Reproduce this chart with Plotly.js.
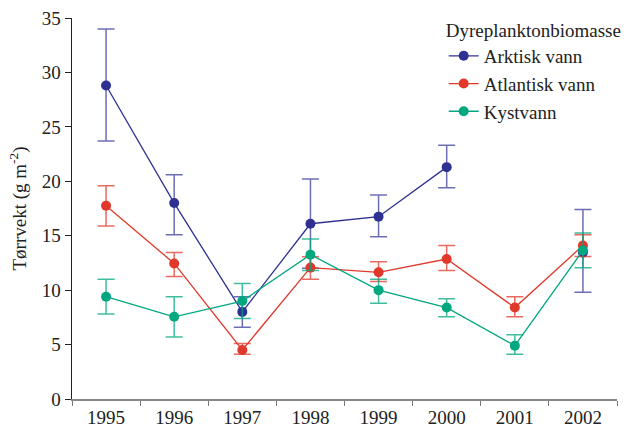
<!DOCTYPE html>
<html>
<head>
<meta charset="utf-8">
<script src="https://cdn.plot.ly/plotly-3.0.1.min.js"></script>
<style>html,body{margin:0;padding:0;background:#fff;}#chart{width:636px;height:435px;}</style>
</head>
<body>
<div id="chart"></div>
<script>
const years = ['1995','1996','1997','1998','1999','2000','2001','2002'];

const arktisk      = [28.8, 18.0, 8.0, 16.1, 16.75, 21.3, null, 13.45];
const arktiskPlus  = [5.2, 2.6, 1.4, 4.1, 2.0, 2.0, null, 3.95];
const arktiskMinus = [5.1, 2.9, 1.4, 4.1, 1.85, 1.9, null, 3.65];

const atlantisk      = [17.75, 12.45, 4.5, 12.07, 11.64, 12.86, 8.4, 14.1];
const atlantiskPlus  = [1.85, 1.0, 0.6, 1.0, 0.96, 1.24, 1.0, 1.0];
const atlantiskMinus = [1.85, 1.2, 0.4, 1.07, 0.84, 1.06, 0.85, 1.0];

const kyst      = [9.4, 7.55, 9.0, 13.26, 10.0, 8.4, 4.9, 13.65];
const kystPlus  = [1.6, 1.85, 1.6, 1.44, 1.0, 0.8, 1.0, 1.6];
const kystMinus = [1.6, 1.85, 1.6, 1.46, 1.2, 0.85, 0.8, 1.6];

const names = ['Arktisk vann', 'Atlantisk vann', 'Kystvann'];
const colors = ['#2e3192', '#e0392b', '#00a77f'];
const errColors = ['rgba(46,49,146,0.7)', 'rgba(224,57,43,0.75)', 'rgba(0,167,127,0.75)'];

function trace(y, plus, minus, i) {
  return {
    type: 'scatter', mode: 'lines+markers', x: years, y: y, name: names[i],
    connectgaps: false,
    line: {color: colors[i], width: 1.3},
    marker: {color: colors[i], size: 10},
    error_y: {type: 'data', symmetric: false, array: plus, arrayminus: minus,
              color: errColors[i], thickness: 1.5, width: 8.5}
  };
}

const data = [
  trace(arktisk, arktiskPlus, arktiskMinus, 0),
  trace(atlantisk, atlantiskPlus, atlantiskMinus, 1),
  trace(kyst, kystPlus, kystMinus, 2)
];

const fam = "'Liberation Serif', 'Times New Roman', serif";
const font = {family: fam, size: 19, color: '#222'};

const layout = {
  width: 636, height: 435,
  margin: {l: 72, r: 12, t: 17, b: 36},
  paper_bgcolor: '#fff', plot_bgcolor: '#fff',
  font: font,
  showlegend: true,
  legend: {
    x: 0.682, xanchor: 'left', y: 1.015, yanchor: 'top',
    bgcolor: 'rgba(0,0,0,0)',
    font: {family: fam, size: 19, color: '#222'},
    title: {text: 'Dyreplanktonbiomasse', font: {family: fam, size: 19, color: '#222'}},
    tracegroupgap: 0
  },
  xaxis: {
    type: 'category', range: [-0.5, 7.5],
    tickson: 'boundaries', ticks: 'outside', ticklen: 5, tickcolor: '#777',
    showline: true, linecolor: '#888', linewidth: 2,
    showgrid: false, zeroline: false,
    tickfont: {family: fam, size: 19, color: '#222'}
  },
  yaxis: {
    range: [0, 35], dtick: 5,
    ticks: 'outside', ticklen: 6, tickcolor: '#222',
    showline: true, linecolor: '#222', linewidth: 1.5,
    showgrid: false, zeroline: false,
    tickfont: {family: fam, size: 19, color: '#222'},
    title: {text: 'Tørrvekt (g m<sup>-2</sup>)', font: {family: fam, size: 19, color: '#222'}, standoff: 10}
  }
};

Plotly.newPlot('chart', data, layout, {displayModeBar: false, staticPlot: true});
</script>
</body>
</html>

* _Exercise instructions_
Pictures are excluded: retype only the lines from the beginning of the listing above through the line with "const kystMinus = [1.6, 1.85, 1.6, 1.46, 1.2, 0.85, 0.8, 1.6];", both included.

* _Output for this task_
Reproduce this chart with Plotly.js.
<!DOCTYPE html>
<html>
<head>
<meta charset="utf-8">
<script src="https://cdn.plot.ly/plotly-3.0.1.min.js"></script>
<style>html,body{margin:0;padding:0;background:#fff;}#chart{width:636px;height:435px;}</style>
</head>
<body>
<div id="chart"></div>
<script>
const years = ['1995','1996','1997','1998','1999','2000','2001','2002'];

const arktisk      = [28.8, 18.0, 8.0, 16.1, 16.75, 21.3, null, 13.45];
const arktiskPlus  = [5.2, 2.6, 1.4, 4.1, 2.0, 2.0, null, 3.95];
const arktiskMinus = [5.1, 2.9, 1.4, 4.1, 1.85, 1.9, null, 3.65];

const atlantisk      = [17.75, 12.45, 4.5, 12.07, 11.64, 12.86, 8.4, 14.1];
const atlantiskPlus  = [1.85, 1.0, 0.6, 1.0, 0.96, 1.24, 1.0, 1.0];
const atlantiskMinus = [1.85, 1.2, 0.4, 1.07, 0.84, 1.06, 0.85, 1.0];

const kyst      = [9.4, 7.55, 9.0, 13.26, 10.0, 8.4, 4.9, 13.65];
const kystPlus  = [1.6, 1.85, 1.6, 1.44, 1.0, 0.8, 1.0, 1.6];
const kystMinus = [1.6, 1.85, 1.6, 1.46, 1.2, 0.85, 0.8, 1.6];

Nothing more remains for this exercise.